Waktu belum lagi sore saat kami tiba di Cibeo. Perjalanan yang kami mulai selepas makan siang di desa Cijahe berjalan lancar dan mengasyikkan. Rekan saya, Yoyok membawa seekor anak kucing yang dia gendong di tas ranselnya.
Anak kucing yang lucu itu dia bawa dari sebuah tempat makan di pinggir jalan. Sendirian tanpa ada saudara dan induknya membuat Yoyok iba dan memutuskan untuk membawanya pulang.
Khawatir si anabul tidak terjamin makan minumnya, Yoyok memutuskan untuk membawanya ke Baduy. Si Oyen, begitu Yoyok menamainya karena bulunya berwarna orange, begitu lucu dan menggemaskan. Selama perjalanan baik di mobil atau selama berjalan kaki dia begitu tenang tidak merepotkan.
Kali ini perjalanan saya ke Baduy Dalam untuk mengantar seorang teman yang berprofesi sebagai dokter umum.
Beberapa waktu sebelumnya sang dokter menyampaikan keinginannya pada saya untuk menyambangi Baduy Dalam.

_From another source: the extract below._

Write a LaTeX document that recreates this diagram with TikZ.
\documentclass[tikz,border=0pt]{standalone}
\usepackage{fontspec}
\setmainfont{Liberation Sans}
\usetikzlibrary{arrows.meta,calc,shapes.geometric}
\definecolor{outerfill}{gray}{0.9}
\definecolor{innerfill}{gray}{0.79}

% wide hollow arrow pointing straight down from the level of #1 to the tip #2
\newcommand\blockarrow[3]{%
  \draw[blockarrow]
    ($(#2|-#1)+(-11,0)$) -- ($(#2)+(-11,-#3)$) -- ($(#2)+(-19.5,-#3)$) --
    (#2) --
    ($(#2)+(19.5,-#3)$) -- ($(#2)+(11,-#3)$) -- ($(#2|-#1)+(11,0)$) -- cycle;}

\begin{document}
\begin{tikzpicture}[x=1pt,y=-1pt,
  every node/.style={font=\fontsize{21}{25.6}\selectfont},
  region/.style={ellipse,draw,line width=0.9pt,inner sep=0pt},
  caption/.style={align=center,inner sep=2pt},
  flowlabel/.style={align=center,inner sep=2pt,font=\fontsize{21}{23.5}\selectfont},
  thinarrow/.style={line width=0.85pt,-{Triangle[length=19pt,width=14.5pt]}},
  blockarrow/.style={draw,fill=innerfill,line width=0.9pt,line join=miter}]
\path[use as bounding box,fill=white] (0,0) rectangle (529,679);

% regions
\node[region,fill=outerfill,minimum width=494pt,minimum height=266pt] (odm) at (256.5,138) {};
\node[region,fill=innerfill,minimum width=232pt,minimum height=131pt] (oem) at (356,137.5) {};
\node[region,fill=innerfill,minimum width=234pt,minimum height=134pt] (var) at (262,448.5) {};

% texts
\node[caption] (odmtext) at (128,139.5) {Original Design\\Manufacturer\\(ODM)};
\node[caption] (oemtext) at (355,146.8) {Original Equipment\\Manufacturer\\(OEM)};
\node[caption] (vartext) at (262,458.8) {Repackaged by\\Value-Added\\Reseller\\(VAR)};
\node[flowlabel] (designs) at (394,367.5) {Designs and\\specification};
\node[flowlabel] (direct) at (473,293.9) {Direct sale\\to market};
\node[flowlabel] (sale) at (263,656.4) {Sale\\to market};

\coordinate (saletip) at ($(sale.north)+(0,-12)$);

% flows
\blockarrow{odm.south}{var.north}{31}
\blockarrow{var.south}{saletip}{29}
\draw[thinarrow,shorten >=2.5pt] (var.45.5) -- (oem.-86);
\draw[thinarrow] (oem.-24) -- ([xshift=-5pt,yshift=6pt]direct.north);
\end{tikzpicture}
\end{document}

Dengan senang hati saya menyanggupi dengan syarat beliau mau mengobati salah satu warga desa Cibeo yang sakit.
Sebelumnya saya mendapat kabar seorang kenalan saya di Cibeo sakit. Sebuah kesempatan emas bila ada dokter yang berkunjung bisa sekalian mengobati kenalan saya itu. Gayung bersambut, dr Riza tidak keberatan, maka berangkatlah kami.

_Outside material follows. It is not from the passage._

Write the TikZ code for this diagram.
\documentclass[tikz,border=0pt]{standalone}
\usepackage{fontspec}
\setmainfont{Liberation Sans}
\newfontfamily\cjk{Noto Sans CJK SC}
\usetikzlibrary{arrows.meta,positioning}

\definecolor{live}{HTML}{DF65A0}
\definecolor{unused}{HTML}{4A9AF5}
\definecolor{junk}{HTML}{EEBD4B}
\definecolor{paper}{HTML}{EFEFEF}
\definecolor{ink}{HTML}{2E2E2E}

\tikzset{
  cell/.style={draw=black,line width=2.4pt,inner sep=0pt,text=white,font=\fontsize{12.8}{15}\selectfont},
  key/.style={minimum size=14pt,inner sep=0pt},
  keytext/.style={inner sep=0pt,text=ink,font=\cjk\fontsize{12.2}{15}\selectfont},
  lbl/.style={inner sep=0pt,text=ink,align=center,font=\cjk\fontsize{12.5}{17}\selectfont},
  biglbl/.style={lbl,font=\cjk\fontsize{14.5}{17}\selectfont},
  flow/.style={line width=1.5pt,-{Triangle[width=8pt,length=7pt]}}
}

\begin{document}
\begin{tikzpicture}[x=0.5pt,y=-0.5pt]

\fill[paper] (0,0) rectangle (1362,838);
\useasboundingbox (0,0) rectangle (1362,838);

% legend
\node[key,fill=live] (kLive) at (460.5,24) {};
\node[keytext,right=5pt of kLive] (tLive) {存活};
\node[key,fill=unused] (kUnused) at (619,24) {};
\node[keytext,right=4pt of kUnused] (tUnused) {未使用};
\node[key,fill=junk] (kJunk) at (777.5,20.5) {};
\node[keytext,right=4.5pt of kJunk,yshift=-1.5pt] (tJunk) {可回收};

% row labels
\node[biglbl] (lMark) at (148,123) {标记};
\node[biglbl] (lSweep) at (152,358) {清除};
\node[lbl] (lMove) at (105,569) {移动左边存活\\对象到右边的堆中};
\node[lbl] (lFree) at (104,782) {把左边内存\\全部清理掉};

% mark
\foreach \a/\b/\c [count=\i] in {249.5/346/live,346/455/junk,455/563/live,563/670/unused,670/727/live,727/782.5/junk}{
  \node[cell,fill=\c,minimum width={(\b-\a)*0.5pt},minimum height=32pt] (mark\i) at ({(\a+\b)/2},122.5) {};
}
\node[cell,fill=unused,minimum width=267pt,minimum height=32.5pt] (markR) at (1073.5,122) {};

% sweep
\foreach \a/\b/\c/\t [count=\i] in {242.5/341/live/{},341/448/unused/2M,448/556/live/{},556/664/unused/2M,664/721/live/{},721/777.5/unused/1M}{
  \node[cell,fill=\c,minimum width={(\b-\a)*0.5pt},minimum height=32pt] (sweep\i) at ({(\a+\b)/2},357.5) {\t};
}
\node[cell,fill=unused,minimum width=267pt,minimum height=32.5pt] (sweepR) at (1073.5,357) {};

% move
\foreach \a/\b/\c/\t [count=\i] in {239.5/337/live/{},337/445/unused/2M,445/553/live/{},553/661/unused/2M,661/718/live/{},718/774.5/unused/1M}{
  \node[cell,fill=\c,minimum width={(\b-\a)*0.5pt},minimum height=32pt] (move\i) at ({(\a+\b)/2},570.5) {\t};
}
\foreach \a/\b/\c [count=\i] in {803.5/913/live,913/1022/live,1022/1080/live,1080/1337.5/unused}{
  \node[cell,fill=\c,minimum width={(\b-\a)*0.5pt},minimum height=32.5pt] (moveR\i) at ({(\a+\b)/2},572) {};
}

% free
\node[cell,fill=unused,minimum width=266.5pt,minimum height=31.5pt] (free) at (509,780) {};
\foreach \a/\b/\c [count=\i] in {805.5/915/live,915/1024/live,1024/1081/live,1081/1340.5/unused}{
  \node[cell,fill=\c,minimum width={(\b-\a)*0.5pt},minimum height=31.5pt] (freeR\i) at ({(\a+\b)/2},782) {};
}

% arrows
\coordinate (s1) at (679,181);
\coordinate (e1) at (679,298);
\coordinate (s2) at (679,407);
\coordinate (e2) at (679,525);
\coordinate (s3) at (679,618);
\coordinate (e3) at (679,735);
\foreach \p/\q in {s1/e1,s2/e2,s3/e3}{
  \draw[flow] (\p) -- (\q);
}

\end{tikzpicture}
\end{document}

Kami masuk lewat jalur Cijahe karena jarak dan waktu tempuhnya lebih bersahabat dibanding jalur Ciboleger. Bila lewat jalur Ciboleger memakan waktu 3-4 jam berjalan kaki, maka lewat jalur Cijahe hanya 1-1,5 jam saja.
Di Cibeo kami menginap di rumah Kang Jakri. Setelah sebelumnya kami mendapat tawaran menginap di rumah teman-teman saya yang lain. Namun saya memutuskan untuk menginap di rumah Kang Jakri karena posisi rumahnya yang paling dekat dengan sungai.
Sungai bisa kita anggap sebagai kamar mandi atau toilet. Agar tidak merepotkan dalam urusan buang air kecil dan urusan lainnya maka jarak ke sungai jangan terlalu jauh.